From “reprogramming” by Rebecca Toh.

DEAD TELEVISION

I was gifted a 60″ television, something I would have never bought for myself.

It was older, which is part of the reason it was a gift, but it didn’t age well. It died this past week.

You don’t just “toss” a 60″ television though. It’s not really something you can leave on the curb, and there’s also e-waste recycling things to deal with.

Today, though, the TV is gone, and my life feels a little bit lighter. When off, it’s just this black monolith taking up space, mentally and physically.

I used the 1-800-GOT-JUNK folks, and they were great. Sure, a wee bit overprices for the TV and the other few items they took away, but it’s all gone, and the guys were super nice. Literally like, had a good laugh with them.

In a round about way, thinking less about televisions and “entertainment” and more about people. Bummer that it took the death of this giant TV to arrive at that place, but it was a good lesson learned.

Say no to gifts over 60″ in size.

WALKING

Since getting hurt over the summer from running, I’ve turned to walking. Lots of walking. Basically 10 miles per day of inentional “start my watch and go” sort of walking. This week I walked 82 miles.

Thanks, Norah for this one.
From Bradley
Another from Bradley.
Even updated my Strava.

DO IT FOR A DECADE

This is so spot on, from JA Westenberg, from their piece “There is Only One Hack: Do it for a Decade.”

Social media rewards visible bursts of activity. You can post about your new productivity system, your ambitious goals, your monk mode month, locktober etc. You get likes and followers for performing optimization. But you don’t get progress.

When I think of how I started a music blog in 2001, I sometimes get confused, like… wait, was it really that long ago?

All the different people I worked with, the oppurtintues that came up, the things I fucked up, made up, and made right… I can’t believe that next year it’ll be 25 years of somehow still being in the game.

It’s absolutely not about arriving, or outrunning a bear – you just have to run faster than you friends, and never stop, I guess.

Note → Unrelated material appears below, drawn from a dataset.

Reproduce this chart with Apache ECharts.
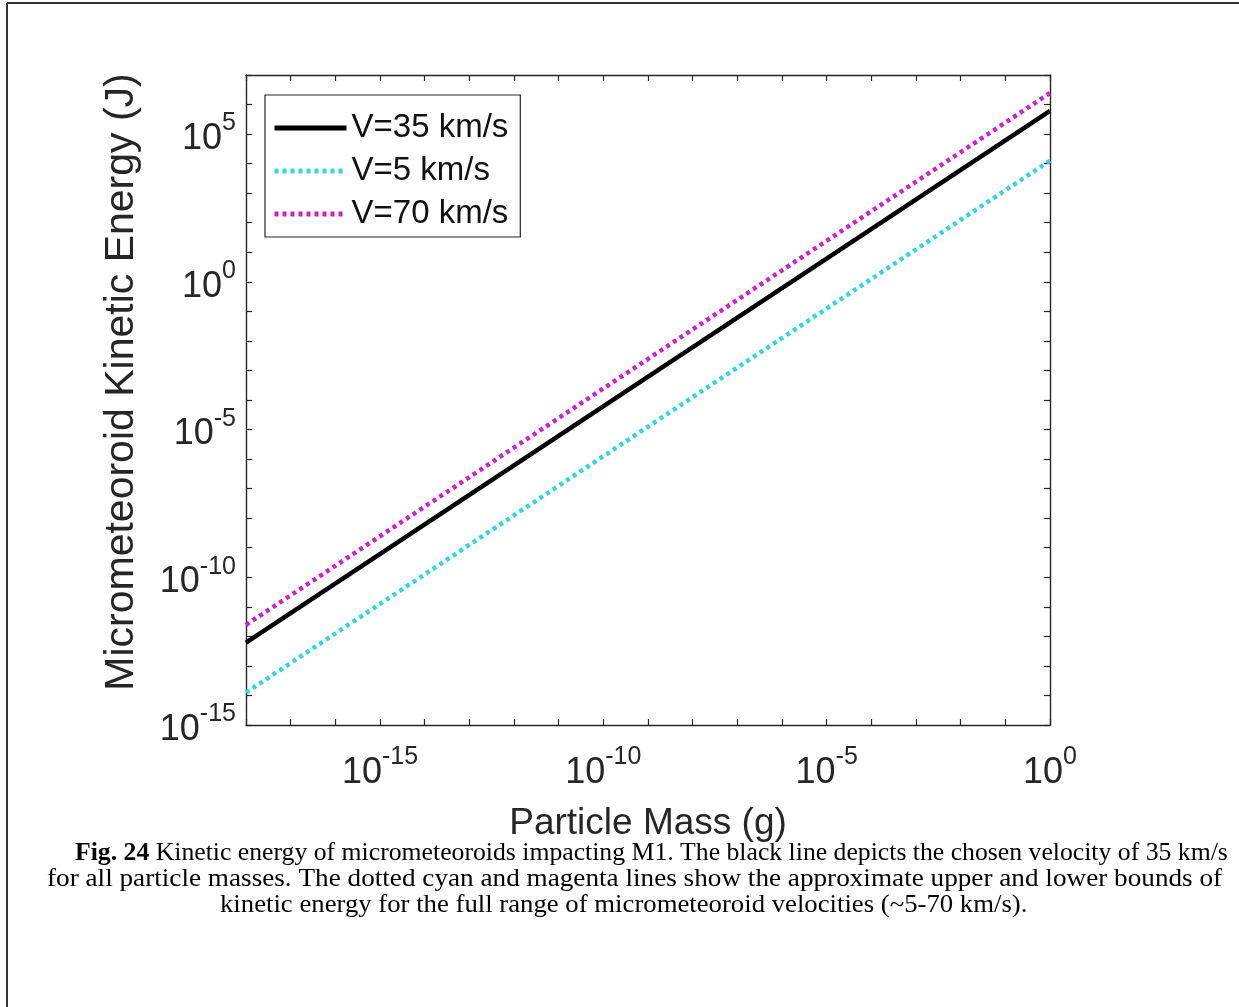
<!DOCTYPE html>
<html>
<head>
<meta charset="utf-8">
<script src="https://cdn.jsdelivr.net/npm/echarts@6/dist/echarts.min.js"></script>
<style>
html,body{margin:0;padding:0;background:#fff;}
#chart{width:1239px;height:1007px;}
</style>
</head>
<body>
<div id="chart"></div>
<script>
// ---- data ----
const massRange = [1e-18, 1e0];          // Particle Mass (g), line end points
const ke35 = [6.1e-13, 6.1e5];           // V=35 km/s
const ke5 = [1.25e-14, 1.25e4];          // V=5 km/s
const ke70 = [2.45e-12, 2.45e6];         // V=70 km/s
const seriesNames = ['V=35 km/s', 'V=5 km/s', 'V=70 km/s'];
const xLabelExps = [-15, -10, -5, 0];
const yLabelExps = [-15, -10, -5, 0, 5];
const captionLines = [
  'Kinetic energy of micrometeoroids impacting M1. The black line depicts the chosen velocity of 35 km/s',
  'for all particle masses. The dotted cyan and magenta lines show the approximate upper and lower bounds of',
  'kinetic energy for the full range of micrometeoroid velocities (~5-70 km/s).'
];

const AX = '#262626';
const FONT = 'Liberation Sans, Arial, sans-serif';
function pairs(xs, ys){ return xs.map((x,i)=>[x, ys[i]]); }
function labelFmt(allowed){
  return function(v){
    const e = Math.round(Math.log10(v));
    if (allowed.indexOf(e) < 0) return '';
    return '{b|10}{s|' + e + '}';
  };
}
const rich = {
  b: {fontSize: 36, fontFamily: FONT, color: AX, lineHeight: 46, verticalAlign: 'bottom'},
  s: {fontSize: 25, fontFamily: FONT, color: AX, lineHeight: 46, verticalAlign: 'top'}
};
const tickCommon = {show: true, inside: true, length: 6, lineStyle: {color: AX, width: 1.2}};
const lineCommon = {show: true, lineStyle: {color: AX, width: 1.4}};
const serif = 'Liberation Serif, Times New Roman, serif';

const chart = echarts.init(document.getElementById('chart'), null, {renderer: 'canvas'});
chart.setOption({
  animation: false,
  backgroundColor: '#fff',
  grid: {left: 246, top: 75, right: 189, bottom: 282, containLabel: false},
  xAxis: [{
    type: 'log', logBase: 10, min: 1e-18, max: 1, interval: 1, splitNumber: 18,
    position: 'bottom',
    axisLine: lineCommon, axisTick: tickCommon, splitLine: {show: false},
    axisLabel: {formatter: labelFmt(xLabelExps), rich: rich, margin: 20, showMinLabel: true, showMaxLabel: true},
    name: 'Particle Mass (g)', nameLocation: 'middle', nameGap: 80,
    nameTextStyle: {fontSize: 37, fontFamily: FONT, color: AX}
  }, {
    type: 'log', logBase: 10, min: 1e-18, max: 1, interval: 1, splitNumber: 18,
    position: 'top',
    axisLine: lineCommon, axisTick: tickCommon, splitLine: {show: false},
    axisLabel: {show: false}
  }],
  yAxis: [{
    type: 'log', logBase: 10, min: 1e-15, max: 1e7, interval: 1, splitNumber: 22,
    position: 'left',
    axisLine: lineCommon, axisTick: tickCommon, splitLine: {show: false},
    axisLabel: {formatter: labelFmt(yLabelExps), rich: rich, margin: 10, showMinLabel: true},
    name: 'Micrometeoroid Kinetic Energy (J)', nameLocation: 'middle', nameGap: 104, nameRotate: 90,
    nameTextStyle: {fontSize: 41, fontFamily: FONT, color: AX, padding: [0, 0, 0, 36]}
  }, {
    type: 'log', logBase: 10, min: 1e-15, max: 1e7, interval: 1, splitNumber: 22,
    position: 'right',
    axisLine: lineCommon, axisTick: tickCommon, splitLine: {show: false},
    axisLabel: {show: false}
  }],
  legend: {
    orient: 'vertical', left: 265, top: 95,
    padding: [15, 12, 5, 7],
    itemWidth: 72, itemHeight: 14, itemGap: 7, itemTextGap: 5,
    backgroundColor: '#fff', borderColor: AX, borderWidth: 1.2,
    itemStyle: {opacity: 0},
    lineStyle: {width: 5},
    textStyle: {fontSize: 33, fontFamily: FONT, color: '#111', lineHeight: 36},
    data: seriesNames
  },
  series: [
    {name: seriesNames[0], type: 'line', symbol: 'none', data: pairs(massRange, ke35),
     lineStyle: {color: '#000', width: 4.5}, itemStyle: {color: '#000'}, z: 3},
    {name: seriesNames[1], type: 'line', symbol: 'none', data: pairs(massRange, ke5),
     lineStyle: {color: '#2fd8e0', width: 4.5, type: [4, 4]}, itemStyle: {color: '#2fd8e0'}, z: 2},
    {name: seriesNames[2], type: 'line', symbol: 'none', data: pairs(massRange, ke70),
     lineStyle: {color: '#cf1fd2', width: 4.5, type: [4, 4]}, itemStyle: {color: '#cf1fd2'}, z: 2}
  ],
  graphic: [
    {type: 'line', shape: {x1: 7, y1: 3, x2: 1239, y2: 3}, style: {stroke: '#333', lineWidth: 2}},
    {type: 'line', shape: {x1: 7, y1: 3, x2: 7, y2: 1007}, style: {stroke: '#333', lineWidth: 2}},
    {type: 'text', x: 75, y: 840, scaleX: 0.989, style: {
      text: '{b|Fig. 24}{n|\u00a0' + captionLines[0] + '}',
      verticalAlign: 'top',
      rich: {b: {fontFamily: serif, fontWeight: 'bold', fontSize: 26, fill: '#000'},
             n: {fontFamily: serif, fontSize: 26, fill: '#000'}}
    }},
    {type: 'text', x: 47, y: 866, scaleX: 1.046, style: {text: captionLines[1], verticalAlign: 'top', font: '26px ' + serif, fill: '#000'}},
    {type: 'text', x: 220, y: 892, scaleX: 1.028, style: {text: captionLines[2], verticalAlign: 'top', font: '26px ' + serif, fill: '#000'}}
  ]
});
</script>
</body>
</html>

(link via Bradley Spitzer)

HYPER-SPECIFIC WRITING WITH AI

Listened to this on mydrive home today, and it was just fun hearing all the different zigs-and-zags on the subject of AI, particularly that a lot of writing that used to be on a subject (like “how do I write a good newsletter?”) can now tailored via AI to be specific about the platform you want to use, the style in which you want to write it, and all sorts of other hyper-specific points in a way that no single “how to” article could ever provide.

And that’s fascinating to me.

THE MINIMAL LIFE

Finding this post from Jeremy Maluf is gonna be bad.

If you didn’t know, there was a point in my life where I was “The Bike Nerd.” I had a Tumblr for it, where I would post photos similar to the above.

One morning in 2010, in Williamsburg, Brooklyn, I woke up, took my bed apart, left it on the curb, and rode away. I rode to Rutherford, NJ that day, about 31 miles, on my single speed bike.

I’m not saying I have the itch to get rid of everything and bike across the country again, but I’m not not saying it, either.

THE MOST WONDERFUL TIME OF THE YEAR

October 1st is here, along with crisp morning air, a long walk, and coffee from a local joint called Four Monkeys.

This time of year is magic for me. Since I’ve been working in the “music biz” since the mid 2000s and all, things always slowed down around this time. The flow of press releases, big news, tours, the overall volume of information kinda calmed down, and I always try to form these months around that, even though it’s a different era.

The world ain’t gonna form around my vibes, so I will bring the vibes I need, in both work and personal life, and that means being more present, more morning walks, less stressing about the things I have no control over.